Dass sich jemand wie Warwick auf so einen Auftrag einlässt, ist aus rein finanzieller Sicht verständlich. Als Rennkommissar schläft man zwar auf FIA-Kosten meist in schönen Hotels und bekommt natürlich auch alle anderen Reisespesen ersetzt. Aber das Honorar für ein Rennwochenende im Dienst fällt verhältnismäßig moderat aus. Die Rede ist von rund 1.000 Euro pro Grand Prix.
Warwick bereits der zweite Fall nach Johnny Herbert
Warwick ist nicht der erste FIA-Kommissar, dem solche "Nebenjobs" zum Verhängnis werden. Bereits 2024 hat die FIA die Zusammenarbeit mit Johnny Herbert beendet, nachdem dieser immer öfter sogenannte "Casino-Interviews" gegeben hatte. Und das, obwohl Herbert später behauptete, er habe sich diese "Nebentätigkeit" vorher freigeben lassen.
Laut FIA-Statement habe Warwick inzwischen eingeräumt, "dass seine Aussagen in seiner Rolle als FIA-Kommissar unangebracht waren", und er habe sich auch "dafür entschuldigt. Beim bevorstehenden Grand Prix von Österreich wird Derek seine Tätigkeit als Kommissar wieder aufnehmen", heißt es.

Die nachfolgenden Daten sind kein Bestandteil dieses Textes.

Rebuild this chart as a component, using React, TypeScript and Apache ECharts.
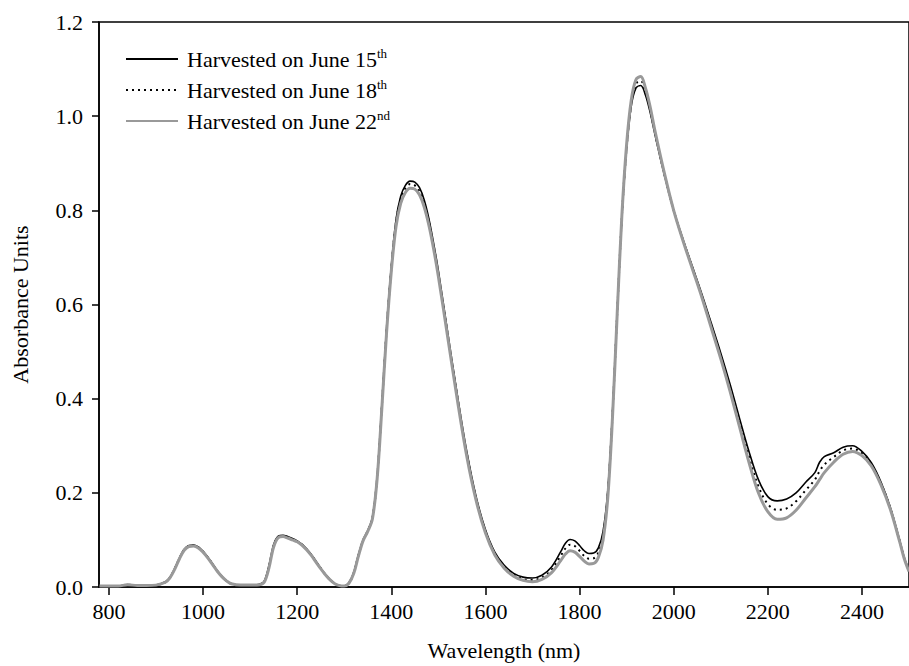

Warwick ist seit rund 15 Jahren einer der etablierteren Fahrerkommissare für die Formel 1. 2025 war Miami sein erstes Rennen. Nach Montreal ist er noch für Spielberg, Budapest, Monza, Singapur, Doha und Abu Dhabi eingeteilt. Und dabei soll es, zumindest Stand Freitagabend in Montreal, auch bleiben. Die Suspendierung gilt nur für das Kanada-Wochenende.